Most Board members believed that the objective of the investing category is to communicate information about returns from investments that are generated individually and largely independently of other resources held by the entity and income and expenses arising from associates and joint ventures. Therefore, these Board members would prefer to remove this as an objective but rather provide an explanation of why certain items are included in the investing category in the BC. The Board highlighted that the definition of investing category could be circular if it is defined with reference to operating categories. This is because the operating category is a residual category by definition.

Board decision

11 Board members agreed to retain the proposal to classify in the investing category income and expenses from assets that generate returns individually and largely independently of other resources held by an entity.

None of the Board members agreed with the staff’s recommendation to provide further application guidance stating that income and expenses on individual assets classified as held for sale would be generated individually and largely independently of other resources held by an entity, and income and expenses from disposal groups classified as held for sale would not. Instead, 10 Board members (1 absent) agreed to be explicit in stating that income and expenses on individual assets classified as held for sale and income and expenses from disposal groups classified as held for sale would not be in the investing category. 8 Board members (1 absent) agreed with the staff’s recommendation to provide application guidance which state that income and expenses arising from business combinations would not be generated individually and largely independently of other resources held by an entity.
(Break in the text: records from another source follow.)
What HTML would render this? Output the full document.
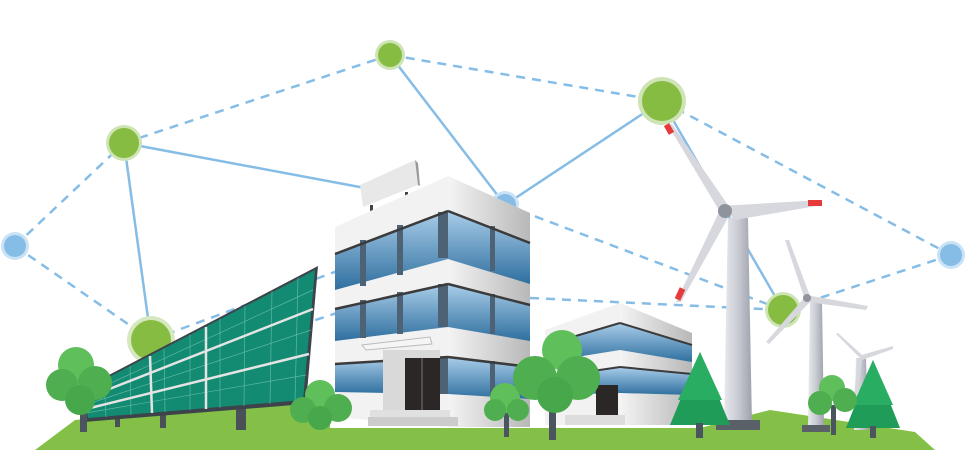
<!DOCTYPE html>
<html><head><meta charset="utf-8"><style>html,body{margin:0;padding:0;background:#fff}svg{display:block}</style></head>
<body>
<svg width="966" height="450" viewBox="0 0 966 450" xmlns="http://www.w3.org/2000/svg">
<defs>
<linearGradient id="glass" x1="0" y1="0" x2="0" y2="1"><stop offset="0" stop-color="#a9cde9"/><stop offset="1" stop-color="#2f6f9f"/></linearGradient>
<linearGradient id="wall" x1="0" y1="0" x2="1" y2="0"><stop offset="0" stop-color="#f4f4f4"/><stop offset="1" stop-color="#b8b8b8"/></linearGradient>
<linearGradient id="tower" x1="0" y1="0" x2="1" y2="0"><stop offset="0" stop-color="#e8e9ee"/><stop offset="0.5" stop-color="#c9cbd3"/><stop offset="1" stop-color="#9ea1ab"/></linearGradient>
</defs>
<g stroke="#86bde6" stroke-width="2.5" fill="none">
<line x1="124" y1="143" x2="365" y2="188"/>
<line x1="124" y1="143" x2="151" y2="340"/>
<line x1="390" y1="55" x2="505" y2="205"/>
<line x1="505" y1="205" x2="662" y2="101"/>
<line x1="662" y1="101" x2="783" y2="310"/>
</g>
<g stroke="#86bde6" stroke-width="2.5" fill="none" stroke-dasharray="9 7">
<line x1="15" y1="246" x2="124" y2="143"/>
<line x1="15" y1="246" x2="151" y2="340"/>
<line x1="124" y1="143" x2="390" y2="55"/>
<line x1="390" y1="55" x2="662" y2="101"/>
<line x1="662" y1="101" x2="951" y2="255"/>
<line x1="951" y1="255" x2="783" y2="310"/>
<line x1="151" y1="340" x2="340" y2="270"/>
<line x1="505" y1="205" x2="783" y2="310"/>
<line x1="530" y1="298" x2="783" y2="310"/>
<line x1="300" y1="325" x2="340" y2="312"/>
</g>
<g>
<circle cx="390" cy="55" r="15" fill="#cfe4b4"/><circle cx="390" cy="55" r="12" fill="#86bc42"/>
<circle cx="124" cy="143" r="18" fill="#cfe4b4"/><circle cx="124" cy="143" r="15" fill="#86bc42"/>
<circle cx="662" cy="101" r="24" fill="#cfe4b4"/><circle cx="662" cy="101" r="20" fill="#86bc42"/>
<circle cx="151" cy="340" r="24" fill="#d6e8c0"/><circle cx="151" cy="340" r="20" fill="#86bc42"/>
<circle cx="783" cy="310" r="18" fill="#cfe4b4"/><circle cx="783" cy="310" r="15" fill="#86bc42"/>
<circle cx="15" cy="246" r="14" fill="#c9e2f5"/><circle cx="15" cy="246" r="11" fill="#86bde6"/>
<circle cx="505" cy="205" r="14" fill="#c9e2f5"/><circle cx="505" cy="205" r="11" fill="#86bde6"/>
<circle cx="951" cy="255" r="14" fill="#c9e2f5"/><circle cx="951" cy="255" r="11" fill="#86bde6"/>
</g>
<polygon points="35,450 75,420 330,393 330,428 700,428 770,410 915,432 935,450" fill="#84c047"/>
<g>
<rect x="236" y="400" width="10" height="30" fill="#4a5057"/>
<rect x="160" y="410" width="6" height="18" fill="#4a5057"/>
<rect x="115" y="415" width="5" height="12" fill="#4a5057"/>
<polygon points="80,390 318,266 306,404 84,422" fill="#3d434a"/>
<polygon points="84,390 315,270 303,400 88,418" fill="#138a72"/>
<g stroke="#7ccdb8" stroke-width="0.7" opacity="0.7">
<line x1="85" y1="395" x2="313" y2="290"/><line x1="85" y1="405" x2="311" y2="330"/><line x1="86" y1="413" x2="306" y2="375"/>
<line x1="104" y1="380" x2="106" y2="417"/><line x1="130" y1="366" x2="131" y2="415"/><line x1="164" y1="349" x2="165" y2="412"/><line x1="190" y1="335" x2="190" y2="410"/><line x1="220" y1="319" x2="220" y2="408"/><line x1="245" y1="306" x2="244" y2="406"/><line x1="272" y1="291" x2="270" y2="404"/><line x1="298" y1="278" x2="295" y2="401"/>
</g>
<g stroke="#e4e4e4" stroke-width="2.5"><line x1="84" y1="399" x2="313" y2="309"/><line x1="86" y1="409" x2="309" y2="354"/><line x1="150" y1="356" x2="152" y2="413"/><line x1="206" y1="327" x2="206" y2="409"/></g>
</g>
<g>
<polygon points="360,185 415,160 418,185 363,207" fill="#e8e8e8"/>
<polygon points="415,160 418,163 420,186 418,185" fill="#999"/>
<rect x="370" y="205" width="3" height="10" fill="#444"/><rect x="405" y="192" width="3" height="10" fill="#444"/>
<polygon points="335,227 448,176 448,427 335,417" fill="#f2f2f2"/>
<polygon points="335,254 448,211 448,259 335,290" fill="url(#glass)"/>
<polygon points="335,309 448,284 448,327 335,341" fill="url(#glass)"/>
<polygon points="335,364 448,357 448,394 335,392" fill="url(#glass)"/>
<g fill="#4d6275"><rect x="360" y="240" width="6" height="46"/><rect x="397" y="225" width="6" height="50"/><rect x="360" y="300" width="6" height="38"/><rect x="397" y="292" width="6" height="42"/><rect x="438" y="212" width="10" height="46"/><rect x="438" y="284" width="10" height="43"/><rect x="438" y="357" width="10" height="37"/></g>
<g stroke="#3b3b3b" stroke-width="2.5"><line x1="335" y1="254" x2="448" y2="211"/><line x1="335" y1="309" x2="448" y2="284"/><line x1="335" y1="364" x2="448" y2="357"/></g>
<polygon points="448,176 530,213 530,427 448,427" fill="url(#wall)"/>
<polygon points="448,211 530,243 530,284 448,259" fill="url(#glass)"/>
<polygon points="448,284 530,305 530,341 448,327" fill="url(#glass)"/>
<polygon points="448,357 530,367 530,399 448,394" fill="url(#glass)"/>
<g fill="#4d6275"><rect x="490" y="226" width="5" height="45"/><rect x="490" y="294" width="5" height="40"/><rect x="490" y="361" width="5" height="35"/></g>
<g stroke="#3b3b3b" stroke-width="2.5"><line x1="448" y1="211" x2="530" y2="243"/><line x1="448" y1="284" x2="530" y2="305"/><line x1="448" y1="357" x2="530" y2="367"/></g>
<rect x="383" y="350" width="57" height="60" fill="#d9d9d9"/>
<polygon points="362,345 430,337 432,344 366,350" fill="#f5f5f5" stroke="#bbb" stroke-width="1"/>
<rect x="405" y="358" width="35" height="52" fill="#2b2727"/>
<line x1="422" y1="358" x2="422" y2="410" stroke="#777"/>
<rect x="370" y="410" width="80" height="8" fill="#e0e0e0"/><rect x="368" y="417" width="90" height="9" fill="#ccc"/>
</g>
<g>
<polygon points="545,330 620,303 620,425 545,425" fill="#f2f2f2"/>
<polygon points="620,303 692,333 692,425 620,425" fill="url(#wall)"/>
<polygon points="545,345 620,323 620,350 545,362" fill="url(#glass)"/>
<polygon points="620,323 692,345 692,362 620,350" fill="url(#glass)"/>
<polygon points="545,378 620,367 620,393 545,395" fill="url(#glass)"/>
<polygon points="620,367 692,374 692,395 620,393" fill="url(#glass)"/>
<g stroke="#3b3b3b" stroke-width="2"><line x1="545" y1="345" x2="620" y2="323"/><line x1="620" y1="323" x2="692" y2="345"/><line x1="545" y1="378" x2="620" y2="367"/><line x1="620" y1="367" x2="692" y2="374"/></g>
<rect x="596" y="385" width="22" height="30" fill="#2b2727"/>
<rect x="565" y="415" width="60" height="10" fill="#ddd"/>
</g>
<g>
<polygon points="728,218 748,218 752,425 724,425" fill="url(#tower)"/>
<rect x="716" y="420" width="44" height="10" fill="#5a6068"/>
<polygon points="720,206 822,200 822,205 735,220" fill="#d6d8de"/>
<polygon points="720,212 668,125 672,124 730,208" fill="#d6d8de"/>
<polygon points="720,210 676,302 681,302 729,216" fill="#d6d8de"/>
<circle cx="725" cy="211" r="7" fill="#8f939b"/>
<rect x="808" y="200" width="14" height="6" fill="#e53b3b"/><rect x="666" y="124" width="6" height="10" fill="#e53b3b" transform="rotate(-30 669 129)"/><rect x="677" y="288" width="6" height="12" fill="#e53b3b" transform="rotate(25 680 294)"/>
<polygon points="810,300 822,300 824,428 808,428" fill="url(#tower)"/>
<rect x="802" y="425" width="28" height="7" fill="#5a6068"/>
<polygon points="806,295 868,306 866,310 808,302" fill="#d6d8de"/>
<polygon points="804,297 785,240 789,240 810,296" fill="#d6d8de"/>
<polygon points="804,298 766,342 769,344 810,302" fill="#d6d8de"/>
<circle cx="807" cy="298" r="4" fill="#8f939b"/>
<polygon points="856,358 866,358 868,430 854,430" fill="url(#tower)"/>
<polygon points="858,356 893,346 893,349 862,360" fill="#d6d8de"/>
<polygon points="858,356 836,334 838,333 862,355" fill="#d6d8de"/>
<polygon points="858,358 854,396 857,396 862,360" fill="#d6d8de"/>
</g>
<g fill="#1f9c57">
<polygon points="700,352 730,425 670,425"/><polygon points="700,352 722,400 678,400" fill="#28ad63"/>
<rect x="696" y="423" width="7" height="15" fill="#4a5560"/>
<polygon points="873,360 900,428 846,428"/><polygon points="873,360 893,405 853,405" fill="#28ad63"/>
<rect x="870" y="426" width="6" height="12" fill="#4a5560"/>
</g>
<g>
<rect x="80" y="400" width="7" height="32" fill="#4a5560"/>
<circle cx="76" cy="365" r="18" fill="#5fbf5a"/><circle cx="62" cy="385" r="16" fill="#4fae4f"/><circle cx="95" cy="383" r="17" fill="#4fae4f"/><circle cx="80" cy="400" r="15" fill="#47a84b"/>
<circle cx="320" cy="395" r="15" fill="#5fbf5a"/><circle cx="303" cy="410" r="13" fill="#4fae4f"/><circle cx="338" cy="408" r="14" fill="#4fae4f"/><circle cx="320" cy="418" r="12" fill="#47a84b"/>
<rect x="504" y="412" width="5" height="25" fill="#4a5560"/>
<circle cx="505" cy="398" r="15" fill="#5fbf5a"/><circle cx="495" cy="410" r="11" fill="#4fae4f"/><circle cx="518" cy="410" r="11" fill="#4fae4f"/>
<rect x="549" y="400" width="7" height="40" fill="#4a5560"/>
<circle cx="562" cy="350" r="20" fill="#5fbf5a"/><circle cx="535" cy="378" r="22" fill="#4fae4f"/><circle cx="578" cy="378" r="22" fill="#4fae4f"/><circle cx="555" cy="395" r="18" fill="#47a84b"/>
<rect x="831" y="405" width="5" height="30" fill="#4a5560"/>
<circle cx="832" cy="388" r="13" fill="#5fbf5a"/><circle cx="820" cy="403" r="12" fill="#4fae4f"/><circle cx="845" cy="400" r="12" fill="#4fae4f"/>
</g>
</svg>
</body></html>
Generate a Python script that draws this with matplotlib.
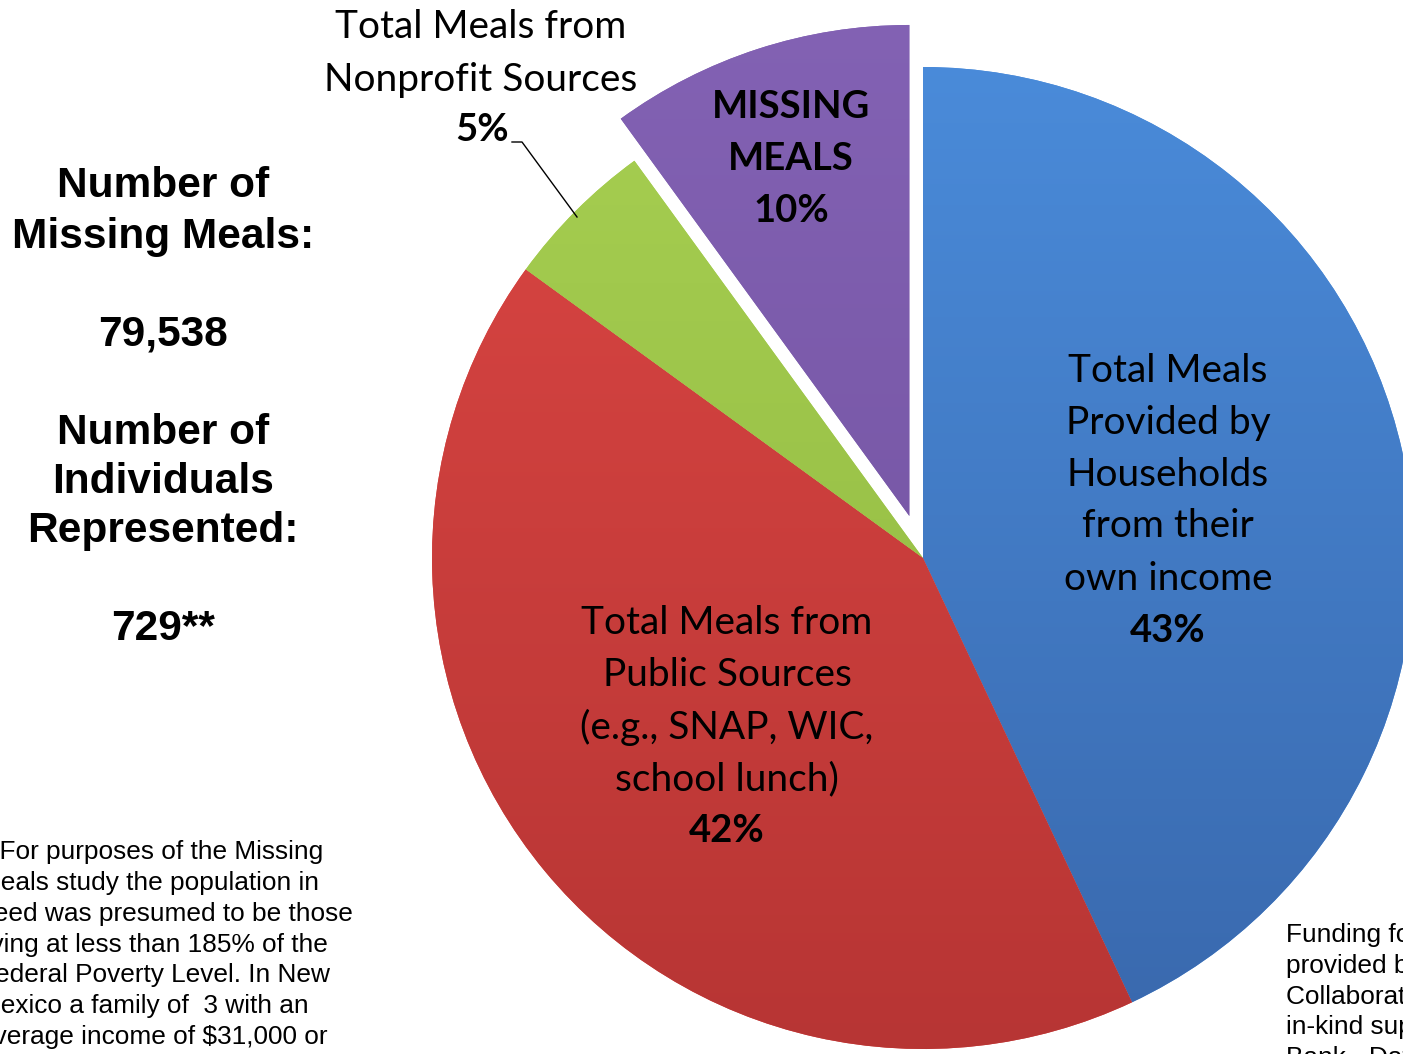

In addition, 11 Board members (1 absent) agreed to provide application guidance which states that negative returns, such as those arising from unfavourable exchange rates or negative interest rates are classified in the same category as positive returns arising from the asset or liability.

9 Board members agreed with the staff’s recommendation to classify income and expenses from associates and joint ventures in the same category as income and expenses from assets that generate returns individually and largely independently of other resources held by an entity.

10 Board members agreed not to define the objective of the investing category but to explain it to be a category which communicates information about returns on investment which the users of financial statement generally analyse separately from operating profit. 8 Board members agreed with the staff’s recommendation to retain the label ‘investing category’ and 10 Board members agreed not to continue with the proposal to define ‘income and expense from investments’.